名店② フルボディのような塩そば「麺道 金獅子」
続いて紹介するのは、2023年7月18日に開業した「麺道 金獅子」。
同店を切り盛りする店主・成田氏は、千鶏の大海氏と同じく、「麺道 麒麟児」でラーメンのノウハウを2年半かけて会得し、今般、待望の独立を果たした若手職人だ。上田ラーメンシーンの未来を担う逸材である。

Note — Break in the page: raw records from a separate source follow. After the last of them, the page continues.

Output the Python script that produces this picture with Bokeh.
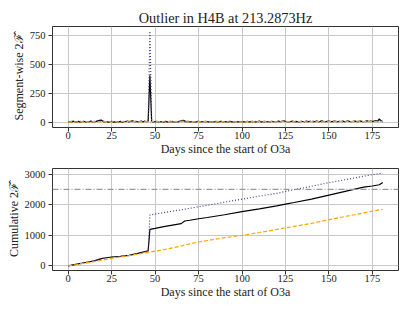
from bokeh.plotting import figure
from bokeh.layouts import column
from bokeh.models import Range1d, FixedTicker, Span
from bokeh.embed import file_html
from bokeh.resources import INLINE

# ---------------- data ----------------
days = list(range(0, 182))

seg_combined = [
    4, 12, 9, 15, 7, 10, 13, 6, 11, 14, 8, 12, 10, 16, 9, 11, 13, 18, 22, 24,
    15, 9, 12, 7, 10, 14, 6, 9, 11, 8, 13, 5, 10, 12, 15, 9, 14, 18, 11, 13,
    10, 12, 16, 9, 14, 11, 15, 410, 12, 9, 11, 13, 8, 10, 12, 7, 14, 9, 11, 13,
    10, 8, 12, 9, 14, 18, 22, 17, 11, 13, 9, 12, 10, 8, 11, 14, 9, 12, 10, 13,
    11, 9, 12, 8, 10, 13, 9, 11, 14, 8, 12, 10, 9, 13, 11, 8, 10, 12, 9, 11,
    10, 12, 8, 14, 9, 11, 13, 10, 8, 12, 15, 9, 11, 13, 10, 12, 9, 14, 11, 10,
    12, 15, 10, 13, 18, 14, 11, 9, 12, 16, 10, 13, 11, 9, 14, 12, 10, 15, 11, 13,
    12, 14, 10, 16, 11, 13, 18, 12, 10, 14, 15, 12, 11, 16, 13, 10, 14, 12, 15, 11,
    13, 17, 12, 10, 14, 16, 12, 11, 15, 13, 10, 14, 18, 12, 15, 11, 16, 20, 14, 34,
    18, 12,
]
seg_h1 = [
    6, 10, 14, 8, 11, 9, 7, 13, 10, 12, 9, 14, 8, 11, 10, 13, 9, 15, 17, 14,
    12, 8, 10, 13, 9, 11, 7, 12, 10, 9, 11, 8, 13, 10, 12, 14, 9, 11, 16, 10,
    12, 9, 13, 10, 15, 11, 9, 790, 10, 8, 12, 9, 11, 13, 7, 10, 12, 8, 11, 9,
    13, 10, 8, 12, 9, 11, 14, 10, 9, 12, 11, 8, 10, 13, 9, 11, 10, 12, 8, 11,
    9, 12, 10, 8, 11, 13, 9, 10, 12, 7, 11, 9, 13, 10, 8, 12, 11, 9, 10, 12,
    11, 9, 13, 10, 8, 12, 9, 11, 14, 10, 8, 12, 10, 9, 13, 11, 8, 10, 12, 9,
    11, 13, 9, 16, 12, 22, 10, 13, 9, 11, 14, 10, 12, 8, 11, 13, 9, 12, 10, 14,
    11, 9, 13, 18, 10, 12, 9, 14, 11, 8, 12, 10, 13, 9, 11, 15, 10, 12, 9, 13,
    11, 14, 10, 12, 9, 13, 11, 10, 14, 12, 9, 11, 13, 10, 12, 15, 11, 14, 10, 24,
    13, 10,
]
seg_l1 = [
    5, 9, 12, 7, 10, 8, 13, 9, 11, 6, 10, 12, 8, 11, 9, 14, 10, 8, 12, 9,
    11, 13, 9, 10, 12, 8, 11, 14, 9, 10, 7, 12, 10, 9, 13, 16, 11, 9, 12, 10,
    8, 11, 9, 13, 10, 12, 8, 11, 9, 14, 10, 12, 9, 11, 13, 10, 8, 12, 11, 9,
    12, 10, 14, 9, 11, 13, 15, 12, 10, 9, 11, 13, 10, 12, 8, 11, 9, 10, 13, 11,
    9, 12, 10, 8, 11, 9, 13, 10, 7, 11, 9, 12, 10, 8, 9, 11, 10, 12, 8, 9,
    10, 12, 9, 11, 8, 10, 13, 9, 11, 10, 12, 8, 10, 13, 9, 11, 10, 12, 9, 11,
    10, 9, 12, 11, 14, 10, 13, 9, 11, 18, 10, 12, 9, 11, 13, 10, 12, 9, 11, 10,
    12, 9, 11, 13, 10, 14, 12, 9, 11, 16, 10, 13, 11, 9, 12, 10, 14, 11, 13, 10,
    12, 15, 10, 11, 13, 9, 12, 17, 10, 14, 11, 12, 9, 13, 11, 10, 12, 14, 11, 13,
    12, 10,
]

cum_days_combined = [0, 5, 10, 15, 19, 20, 25, 30, 35, 40, 46, 47, 50, 55, 60, 65, 67, 70,
                     75, 80, 90, 100, 110, 120, 125, 130, 140, 150, 160, 170, 175, 179, 181]
cum_combined = [0, 55, 110, 165, 235, 250, 290, 315, 345, 410, 495, 1195, 1225, 1280, 1330,
                1380, 1465, 1490, 1540, 1580, 1670, 1770, 1860, 1960, 2020, 2070, 2180, 2310,
                2440, 2570, 2610, 2650, 2720]

cum_days_h1 = [0, 5, 10, 15, 19, 20, 25, 30, 35, 40, 46, 47, 50, 55, 60, 65, 70, 75, 80,
               90, 100, 110, 120, 125, 130, 140, 150, 160, 170, 175, 181]
cum_h1 = [0, 50, 105, 160, 225, 240, 285, 310, 340, 400, 485, 1665, 1690, 1740, 1790, 1830,
          1880, 1930, 1980, 2080, 2180, 2280, 2370, 2430, 2490, 2600, 2720, 2820, 2930, 2980,
          3030]

cum_days_l1 = [0, 5, 10, 15, 20, 25, 30, 35, 40, 46, 50, 55, 60, 65, 70, 75, 80, 90, 100,
               110, 120, 125, 130, 140, 150, 160, 170, 175, 181]
cum_l1 = [0, 45, 95, 140, 190, 245, 290, 335, 385, 440, 480, 530, 590, 650, 720, 780, 830,
          920, 1000, 1090, 1190, 1240, 1290, 1390, 1510, 1620, 1730, 1790, 1850]

threshold = 2500
x_ticks = [0, 25, 50, 75, 100, 125, 150, 175]
y_ticks_top = [0, 250, 500, 750]
y_ticks_bottom = [0, 1000, 2000, 3000]

title_text = "Outlier in H4B at 213.2873Hz"
xlabel = "Days since the start of O3a"
ylabel_top = "Segment-wise 2\u2131\u0302"
ylabel_bottom = "Cumulative 2\u2131\u0302"

# ---------------- style ----------------
FONT = "Liberation Serif"
C_BLACK = "black"
C_BLUE = "darkslateblue"
C_ORANGE = "#ffa500"
GRID = "#c8c8c8"
SPINE = "#333333"


def style(p, yticks):
    p.outline_line_color = SPINE
    p.outline_line_width = 1
    p.xaxis.ticker = FixedTicker(ticks=x_ticks)
    p.yaxis.ticker = FixedTicker(ticks=yticks)
    for ax in (p.xaxis[0], p.yaxis[0]):
        ax.axis_line_color = None
        ax.major_tick_in = 0
        ax.major_tick_out = 4
        ax.major_tick_line_color = SPINE
        ax.minor_tick_line_color = None
        ax.major_label_text_font = FONT
        ax.major_label_text_font_size = "10.5px"
        ax.major_label_text_color = "#222222"
        ax.axis_label_text_font = FONT
        ax.axis_label_text_font_size = "12px"
        ax.axis_label_text_font_style = "normal"
        ax.axis_label_text_color = "#222222"
    p.xaxis.major_label_standoff = 0
    p.xaxis.axis_label_standoff = 0
    p.yaxis.major_label_standoff = 3
    p.yaxis.axis_label_standoff = 1
    p.xgrid.grid_line_color = GRID
    p.ygrid.grid_line_color = GRID
    p.xgrid.grid_line_width = 1
    p.ygrid.grid_line_width = 1
    p.background_fill_color = "white"
    p.border_fill_color = "white"


p1 = figure(width=403, height=159, output_backend="svg", toolbar_location=None,
            x_range=Range1d(-9.05, 190.05), y_range=Range1d(-39.5, 829.5),
            min_border_left=52, min_border_right=5, min_border_top=26, min_border_bottom=32,
            title=title_text)
p1.title.text_font = FONT
p1.title.text_font_size = "14.3px"
p1.title.text_font_style = "normal"
p1.title.align = "center"
p1.title.text_color = "#222222"
p1.title.standoff = 2
style(p1, y_ticks_top)
p1.xaxis.axis_label = xlabel
p1.yaxis.axis_label = ylabel_top

p1.line(days, seg_combined, line_color=C_BLACK, line_width=1.2)
p1.line(days, seg_h1, line_color=C_BLUE, line_width=1.2, line_dash="1 2")
p1.line(days, seg_l1, line_color=C_ORANGE, line_width=1.2, line_dash="4 2")

p2 = figure(width=403, height=143, output_backend="svg", toolbar_location=None,
            x_range=Range1d(-9.05, 190.05), y_range=Range1d(-151, 3181),
            min_border_left=52, min_border_right=5, min_border_top=9, min_border_bottom=32)
style(p2, y_ticks_bottom)
p2.xaxis.axis_label = xlabel
p2.yaxis.axis_label = ylabel_bottom

p2.line(cum_days_combined, cum_combined, line_color=C_BLACK, line_width=1.2)
p2.line(cum_days_h1, cum_h1, line_color=C_BLUE, line_width=1.2, line_dash="1 2")
p2.line(cum_days_l1, cum_l1, line_color=C_ORANGE, line_width=1.2, line_dash="4 2")
p2.add_layout(Span(location=threshold, dimension="width", line_color="#999999",
                   line_width=1.2, line_dash="6 2 1 2"))

layout = column(p1, p2, spacing=0)
open("out.html", "w").write(file_html(layout, INLINE))
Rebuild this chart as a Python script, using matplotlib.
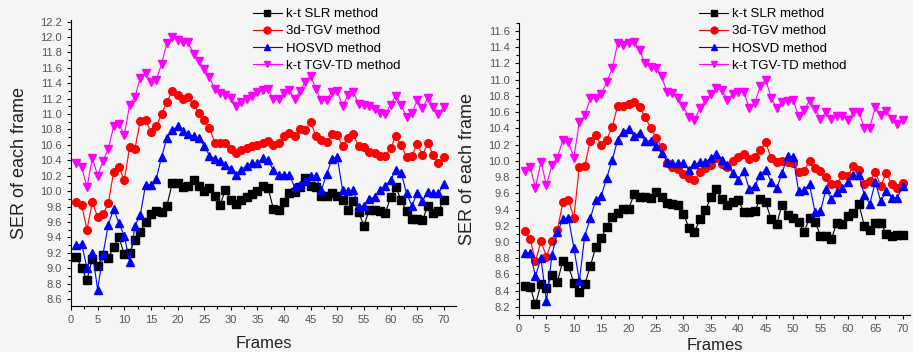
import matplotlib.pyplot as plt
from matplotlib.ticker import MultipleLocator

plt.rcParams['font.family'] = ['Liberation Sans', 'DejaVu Sans']

frames = list(range(1, 71))

# left panel
slr_a = [9.15, 9.0, 8.85, 9.12, 9.03, 9.17, 9.13, 9.28, 9.4, 9.18,
         9.2, 9.37, 9.47, 9.6, 9.7, 9.74, 9.73, 9.81, 10.1, 10.11,
         10.05, 10.07, 10.14, 10.07, 10.0, 10.04, 9.93, 9.82, 10.02, 9.88,
         9.83, 9.89, 9.92, 9.96, 10.0, 10.06, 10.04, 9.77, 9.76, 9.86,
         9.98, 9.99, 10.05, 10.17, 10.06, 10.05, 9.93, 9.93, 9.97, 9.94,
         9.89, 9.76, 9.87, 9.73, 9.55, 9.76, 9.76, 9.74, 9.71, 9.92,
         10.05, 9.88, 9.74, 9.64, 9.64, 9.62, 9.81, 9.71, 9.74, 9.89]
tgv3d_a = [9.86, 9.82, 9.5, 9.86, 9.66, 9.7, 9.84, 10.25, 10.31, 10.14,
           10.57, 10.55, 10.91, 10.92, 10.77, 10.84, 11.0, 11.16, 11.3, 11.25,
           11.19, 11.22, 11.13, 11.02, 10.92, 10.82, 10.63, 10.63, 10.63, 10.54,
           10.5, 10.53, 10.56, 10.58, 10.6, 10.63, 10.65, 10.6, 10.63, 10.71,
           10.76, 10.71, 10.81, 10.79, 10.9, 10.71, 10.66, 10.64, 10.74, 10.73,
           10.58, 10.69, 10.74, 10.58, 10.57, 10.51, 10.49, 10.46, 10.45, 10.56,
           10.71, 10.6, 10.44, 10.46, 10.61, 10.47, 10.62, 10.47, 10.36, 10.44]
hosvd_a = [9.3, 9.31, 9.0, 9.2, 8.72, 9.18, 9.56, 9.77, 9.58, 9.42,
           9.08, 9.55, 9.69, 10.08, 10.08, 10.16, 10.44, 10.69, 10.79, 10.84,
           10.78, 10.74, 10.71, 10.69, 10.59, 10.46, 10.42, 10.39, 10.34, 10.29,
           10.21, 10.28, 10.33, 10.36, 10.36, 10.43, 10.4, 10.27, 10.21, 10.21,
           10.21, 10.05, 10.08, 10.13, 10.19, 10.19, 10.01, 10.22, 10.42, 10.44,
           10.01, 10.0, 10.01, 9.79, 9.81, 9.9, 9.92, 10.02, 10.07, 10.14,
           10.28, 10.24, 9.97, 9.81, 9.97, 9.87, 9.99, 9.97, 9.97, 10.09]
tgvtd_a = [10.36, 10.31, 10.05, 10.43, 10.2, 10.39, 10.55, 10.84, 10.87, 10.73,
           11.12, 11.22, 11.47, 11.53, 11.41, 11.44, 11.65, 11.92, 12.0, 11.96,
           11.94, 11.93, 11.78, 11.69, 11.58, 11.48, 11.32, 11.27, 11.25, 11.21,
           11.11, 11.16, 11.19, 11.24, 11.28, 11.31, 11.33, 11.19, 11.2, 11.27,
           11.31, 11.19, 11.3, 11.42, 11.5, 11.32, 11.18, 11.18, 11.29, 11.3,
           11.1, 11.25, 11.29, 11.13, 11.12, 11.1, 11.06, 11.02, 11.0, 11.12,
           11.24, 11.12, 10.96, 11.01, 11.18, 11.08, 11.21, 11.09, 11.0, 11.09]

# right panel
slr_b = [8.46, 8.45, 8.23, 8.48, 8.43, 8.59, 8.51, 8.77, 8.7, 8.5,
         8.39, 8.48, 8.7, 8.94, 9.05, 9.19, 9.31, 9.36, 9.41, 9.41,
         9.59, 9.56, 9.56, 9.54, 9.61, 9.56, 9.48, 9.47, 9.45, 9.35,
         9.17, 9.12, 9.28, 9.39, 9.55, 9.65, 9.53, 9.45, 9.49, 9.52,
         9.37, 9.37, 9.38, 9.53, 9.49, 9.28, 9.22, 9.46, 9.33, 9.29,
         9.25, 9.12, 9.3, 9.25, 9.08, 9.08, 9.04, 9.24, 9.22, 9.32,
         9.36, 9.47, 9.2, 9.15, 9.23, 9.24, 9.1, 9.08, 9.09, 9.09]
tgv3d_b = [9.14, 9.04, 8.76, 9.01, 8.82, 9.01, 9.15, 9.49, 9.52, 9.3,
           9.93, 9.94, 10.25, 10.32, 10.19, 10.26, 10.42, 10.68, 10.67, 10.7,
           10.73, 10.66, 10.54, 10.41, 10.28, 10.17, 9.97, 9.93, 9.9, 9.84,
           9.79, 9.76, 9.86, 9.91, 9.95, 10.03, 9.96, 9.93, 10.0, 10.05,
           10.09, 10.02, 10.05, 10.13, 10.23, 10.03, 9.98, 10.0, 9.99, 9.97,
           9.86, 9.88, 10.0, 9.91, 9.88, 9.8, 9.71, 9.72, 9.82, 9.81,
           9.94, 9.89, 9.72, 9.75, 9.86, 9.69, 9.85, 9.71, 9.67, 9.73]
hosvd_b = [8.86, 8.87, 8.58, 8.8, 8.27, 8.84, 9.12, 9.28, 9.3, 8.93,
           8.52, 9.08, 9.29, 9.52, 9.57, 9.79, 10.01, 10.26, 10.36, 10.39,
           10.31, 10.34, 10.24, 10.25, 10.18, 10.1, 9.99, 9.97, 9.97, 9.97,
           9.89, 9.96, 9.98, 9.99, 10.03, 10.08, 10.01, 9.95, 9.85, 9.77,
           9.88, 9.65, 9.69, 9.83, 9.89, 9.74, 9.66, 9.85, 10.06, 10.05,
           9.63, 9.64, 9.71, 9.37, 9.38, 9.65, 9.53, 9.62, 9.67, 9.74,
           9.82, 9.83, 9.58, 9.47, 9.74, 9.5, 9.63, 9.54, 9.54, 9.69]
tgvtd_b = [9.87, 9.93, 9.67, 9.99, 9.7, 9.95, 10.04, 10.26, 10.23, 10.04,
           10.48, 10.56, 10.77, 10.78, 10.82, 10.97, 11.14, 11.45, 11.43, 11.45,
           11.47, 11.36, 11.2, 11.16, 11.15, 11.04, 10.85, 10.83, 10.77, 10.67,
           10.54, 10.5, 10.65, 10.75, 10.82, 10.9, 10.87, 10.75, 10.82, 10.85,
           10.85, 10.65, 10.71, 10.92, 11.0, 10.78, 10.65, 10.73, 10.74, 10.75,
           10.55, 10.63, 10.74, 10.64, 10.52, 10.6, 10.52, 10.55, 10.55, 10.5,
           10.6, 10.6, 10.41, 10.41, 10.66, 10.56, 10.62, 10.52, 10.45, 10.5]

labels = ['k-t SLR method', '3d-TGV method', 'HOSVD method', 'k-t TGV-TD method']
colors = ['black', 'red', 'blue', 'magenta']
markers = ['s', 'o', '^', 'v']

bg = '#f5f5f5'
fig = plt.figure(figsize=(9.13, 3.52), dpi=100, facecolor=bg)

ax1 = fig.add_axes([0.0778, 0.131, 0.4217, 0.812], facecolor=bg)
ax2 = fig.add_axes([0.5685, 0.105, 0.428, 0.83], facecolor=bg)


def draw(ax, series, xmax, ylim, legend_x, xpad):
    for vals, c, m, lab in zip(series, colors, markers, labels):
        ax.plot(frames, vals, color=c, marker=m, markersize=5.5, linewidth=0.8,
                label=lab)
    ax.set_xlim(0, xmax)
    ax.set_ylim(*ylim)
    ax.xaxis.set_major_locator(MultipleLocator(5))
    ax.xaxis.set_minor_locator(MultipleLocator(2.5))
    ax.yaxis.set_major_locator(MultipleLocator(0.2))
    ax.yaxis.set_minor_locator(MultipleLocator(0.1))
    ax.yaxis.set_major_formatter(plt.FormatStrFormatter('%.1f'))
    for s in ['top', 'right']:
        ax.spines[s].set_visible(False)
    ax.tick_params(which='both', direction='out', labelsize=8, labelcolor='#555555',
                   width=0.8)
    ax.tick_params(which='major', length=3)
    ax.tick_params(which='minor', length=2)
    ax.set_xlabel('Frames', fontsize=12, labelpad=xpad, color='#222222')
    ax.set_ylabel('SER of each frame', fontsize=13, labelpad=9, color='#222222')
    ax.legend(loc='upper left', bbox_to_anchor=(legend_x, 1.0),
              bbox_transform=fig.transFigure, frameon=False, fontsize=9.5,
              handlelength=2.2, handletextpad=0.3, labelspacing=0.38,
              borderpad=0.1, markerscale=0.9)


draw(ax1, [slr_a, tgv3d_a, hosvd_a, tgvtd_a], 72.3, (8.51, 12.22), 0.268, 8)
draw(ax2, [slr_b, tgv3d_b, hosvd_b, tgvtd_b], 71.3, (8.1, 11.7), 0.757, 3)

fig.savefig('out.png', dpi=100, facecolor=bg)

現在、金獅子が提供するメニューは、スープが白濁するまで鶏を炊き上げて作る「鶏そば」「紅鶏そば」と、スープが透き通った「熟成醤油」「塩そば」の4種類。
なかでも、私が特に推したいのが「塩そば」である。
スープ(出汁)は、鶏純度100%。地鶏のガラ、名古屋コーチンの骨など、複数の部位を選りすぐり、緻密な計算によって掛け合わせ、丁寧に炊き上げている。これに芳しい帆立の香気を溶け込ませた塩ダレが、土台として支え抜く盤石の構成である。
口内で旨味がバルーンのように大きく膨らみ、嚥下したあとも心地良い余韻が快楽中枢を刺激するフルボディの味わいだ。
塩そばを注文する際には、「熟成醤油を塩そばに変更してください」と伝えよう。
ストレート麺も、スープを存分に絡め取り口元へと運び込む、この一杯の頼もしき相棒だ。気が付けば、スープまで一滴残らず完食していることだろう。